Ancienne colonie britannique durant 80 ans (de 1887 à 1963) avant d'obtenir son "indépendance" par les armes et dans un bain de sang de la population, le Kenya n'est jamais sorti du sous-développement (tout comme le reste du continent africain), avec ce que cela implique comme misère absolue pour la population. Quant au Kenya "indépendant", il s'agit d'un leurre, car ce pays n'a jamais été autre chose qu'un pion de l'ancienne puissance coloniale britannique avant de devenir progressivement l'allié "privilégié" de l'impérialisme américain dans la Corne de l'Afrique. Aussi, les évènements qui frappent ce pays ne sont pas isolés et momentanés, mais sont les prémisses de l'ouverture vers une situation et d'un chaos à la "rwandaise" ou à "l'ivoirienne", c'est-à-dire avec des massacres plus massifs de type génocidaire et le partage du pays en zones de guerre sous la coupe en règle de bandes criminelles qui s'entre-tuent épisodiquement et terrorisent les populations.

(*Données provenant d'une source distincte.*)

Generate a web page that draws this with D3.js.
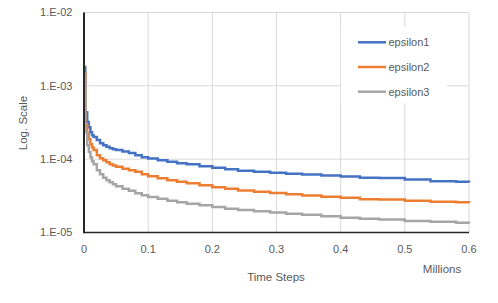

En définitive, le Kenya vient de rejoindre le triste "club" des pays, comme ses voisins soudanais et somalien, où règne une barbarie permanente amplifiée par les rivalités des grandes puissances impérialistes qui cherchent à les contrôler. Face à cette nouvelle horreur qui se développe, est masquée hypocritement la responsabilité des pays développés, "démocratiques", qui arment et financent ces cliques sanguinaires, exécuteurs en sous-main de leur sale besogne sur le terrain.